Abstract:
Kurzweil says, computers will enable people to live forever and doctors
will be doing backup of your memories by late 2030. This talk is not
about that, yet.
Instead, the remarkable drop in disk costs makes it possible and
attractive to retain past application states and store them for a long
time for mining or auditing.
A still open question is how to best organize the past state storage?
Split snapshots are a recent approach to past state storage that is
attractive for several reasons.
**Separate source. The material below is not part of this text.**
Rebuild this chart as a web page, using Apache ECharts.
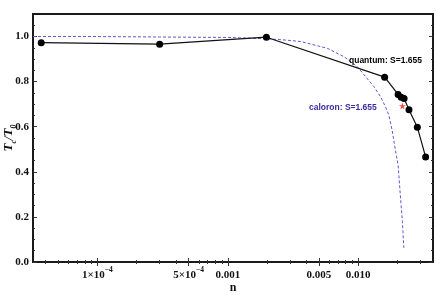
<!DOCTYPE html>
<html>
<head>
<meta charset="utf-8">
<script src="https://cdn.jsdelivr.net/npm/echarts@6/dist/echarts.min.js"></script>
<style>html,body{margin:0;padding:0;background:#fff}#c{width:436px;height:295px}</style>
</head>
<body>
<div id="c"></div>
<script>
// ---- data ----
const quantumN = [3.7e-5, 3.0e-4, 0.00198, 0.0160, 0.0203, 0.0214, 0.02255, 0.0246, 0.0285, 0.0330];
const quantumT = [0.973, 0.966, 0.997, 0.820, 0.743, 0.731, 0.725, 0.675, 0.598, 0.466];
const caloronN = [3.2e-5, 1e-4, 3e-4, 1e-3, 2e-3, 2.7e-3, 3.62e-3, 5.8e-3, 7.78e-3, 9.84e-3, 0.0114, 0.01322, 0.01485, 0.01622, 0.01722, 0.01824, 0.0193, 0.0203, 0.0211, 0.0219, 0.02244];
const caloronT = [1.0, 1.0, 0.998, 0.996, 0.99, 0.985, 0.978, 0.948, 0.911, 0.867, 0.823, 0.778, 0.734, 0.689, 0.652, 0.586, 0.50, 0.43, 0.297, 0.179, 0.063];
const starN = [0.0219];
const starT = [0.692];
const xTickValues = [1e-4, 5e-4, 1e-3, 5e-3, 1e-2];
const xTickLabels = ['{m|1×10}{e|−4}', '{m|5×10}{e|−4}', '{m|0.001}', '{m|0.005}', '{m|0.010}'];
const yTickValues = [0, 0.2, 0.4, 0.6, 0.8, 1.0];
const yTickLabels = ['0.0', '0.2', '0.4', '0.6', '0.8', '1.0'];
const quantumLabel = 'quantum: S=1.655';
const caloronLabel = 'caloron: S=1.655';

const xMin = 3.2e-5, xMax = 0.0376, yMin = 0, yMax = 1.1;
const minorX = [];
for (let p = -5; p <= -2; p++) for (let k = 1; k <= 9; k++) {
  const v = k * Math.pow(10, p);
  if (v > xMin && v < xMax && !xTickValues.some(t => Math.abs(t - v) / t < 1e-9)) minorX.push(v);
}
const minorY = [];
for (let i = 1; i <= 21; i++) { const v = +(i * 0.05).toFixed(2); if (Math.round(v * 100) % 20 !== 0) minorY.push(v); }

const tickStyle = { color: '#333', width: 1 };
const serif = '"Liberation Serif", "DejaVu Serif", serif';

function xAxisDef(pos, major, withLabels) {
  return {
    type: 'log', logBase: 10, position: pos, min: xMin, max: xMax,
    axisLine: { show: false },
    axisTick: { show: true, inside: true, length: major ? 4 : 2, customValues: major ? xTickValues : minorX, lineStyle: tickStyle },
    axisLabel: withLabels ? {
      show: true, customValues: xTickValues, margin: 4,
      formatter: v => { const i = xTickValues.findIndex(t => Math.abs(Math.log10(t) - Math.log10(v)) < 1e-6); return i >= 0 ? xTickLabels[i] : ''; },
      rich: {
        m: { fontFamily: serif, fontWeight: 'bold', fontSize: 11, color: '#111', lineHeight: 15, verticalAlign: 'bottom' },
        e: { fontFamily: serif, fontWeight: 'bold', fontSize: 7.5, color: '#111', verticalAlign: 'top', lineHeight: 9 }
      }
    } : { show: false },
    splitLine: { show: false },
    name: withLabels ? 'n' : '', nameLocation: 'middle', nameGap: 20, nameMoveOverlap: false,
    nameTextStyle: { fontFamily: serif, fontWeight: 'bold', fontSize: 12, color: '#111' }
  };
}
function yAxisDef(pos, major, withLabels) {
  return {
    type: 'value', position: pos, min: yMin, max: yMax,
    axisLine: { show: false },
    axisTick: { show: true, inside: true, length: major ? 4 : 2, customValues: major ? yTickValues : minorY, lineStyle: tickStyle },
    axisLabel: withLabels ? {
      show: true, customValues: yTickValues, margin: 4,
      formatter: v => { const i = yTickValues.findIndex(t => Math.abs(t - v) < 1e-6); return i >= 0 ? yTickLabels[i] : ''; },
      fontFamily: serif, fontWeight: 'bold', fontSize: 11, color: '#111'
    } : { show: false },
    splitLine: { show: false },
    name: withLabels ? '{t|T}{s|c}{t|/T}{s|0}' : '', nameLocation: 'middle', nameGap: 15, nameRotate: 90, nameMoveOverlap: false,
    nameTextStyle: {
      rich: {
        t: { fontFamily: serif, fontStyle: 'italic', fontWeight: 'bold', fontSize: 13, color: '#111', lineHeight: 16, verticalAlign: 'top' },
        s: { fontFamily: serif, fontStyle: 'italic', fontWeight: 'bold', fontSize: 8, color: '#111', lineHeight: 16, verticalAlign: 'bottom' }
      }
    }
  };
}

const starPath = 'path://M50,0 L61,35 L98,35 L68,57 L79,91 L50,70 L21,91 L32,57 L2,35 L39,35 Z';

const chart = echarts.init(document.getElementById('c'), null, { renderer: 'canvas' });
chart.setOption({
  animation: false,
  backgroundColor: '#fff',
  grid: { left: 33, right: 3, top: 14, bottom: 33, containLabel: false, outerBoundsMode: 'none',
          show: true, borderColor: '#1a1a1a', borderWidth: 2, backgroundColor: 'transparent' },
  xAxis: [xAxisDef('bottom', true, true), xAxisDef('top', true, false), xAxisDef('bottom', false, false), xAxisDef('top', false, false)],
  yAxis: [yAxisDef('left', true, true), yAxisDef('right', true, false), yAxisDef('left', false, false), yAxisDef('right', false, false)],
  series: [
    {
      type: 'line', name: 'caloron', xAxisIndex: 0, yAxisIndex: 0,
      data: caloronN.map((n, i) => [n, caloronT[i]]),
      showSymbol: false, symbol: 'none', smooth: false,
      lineStyle: { color: '#5a5ad2', width: 1, type: [3, 2] }, z: 2
    },
    {
      type: 'line', name: 'quantum', xAxisIndex: 0, yAxisIndex: 0,
      data: quantumN.map((n, i) => [n, quantumT[i]]),
      symbol: 'circle', symbolSize: 7, showAllSymbol: true,
      itemStyle: { color: '#000' },
      lineStyle: { color: '#111', width: 1.2 }, z: 3
    },
    {
      type: 'scatter', name: 'star', xAxisIndex: 0, yAxisIndex: 0,
      data: starN.map((n, i) => [n, starT[i]]),
      symbol: starPath, symbolSize: 7, itemStyle: { color: '#ee2211' }, z: 4
    }
  ],
  graphic: [
    { type: 'text', x: 349, y: 56, z: 10, style: { text: quantumLabel, font: 'bold 8.5px "Liberation Sans", Arial, sans-serif', fill: '#000' } },
    { type: 'text', x: 309, y: 103, z: 10, style: { text: caloronLabel, font: 'bold 8.5px "Liberation Sans", Arial, sans-serif', fill: '#3a2c9c' } }
  ]
});
</script>
</body>
</html>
Split snapshots are persistent, can be
taken with high-frequency, and they are transactionally consistent.
Unmodified database code can run against them.
Like no other past state storage approach, they provide low-cost
discriminated garbage collection of snapshots, a useful capability in
long-lived systems since since indiscriminately keeping all snapshots
accessible becomes impractical over time even if raw disk storage is cheap,
because administering such large-volume storage is expansive over long
duration.
A number of novel techniques underly split snapshots.
A new in-memory data-structure creates consistent copy-on-write snapshots
without blocking, a new persistent data structure provides high
performance versioned meta-data, and a new snapshot storage organization
allows to gradually garbage collect selected copy-on-write snapshots without
creating disk-fragmentation and without copying.
Measurements of a split snapshot prototype system indicate that the new
techniques are efficient and scalable, imposing minimal ($4\%$) performance
penalty on a storage system, on expected common workloads.
Bio:
Liuba Shrira is a Professor of Computer Science at Brandeis University and
doubles as Research Affiliate at MIT/CSAIL.
She received her B.Sc./M.Sc./D.Sc. from Computer Science Department at
Technion, what seems like yeasterday,
and is always delighted to visit her Alma Mater.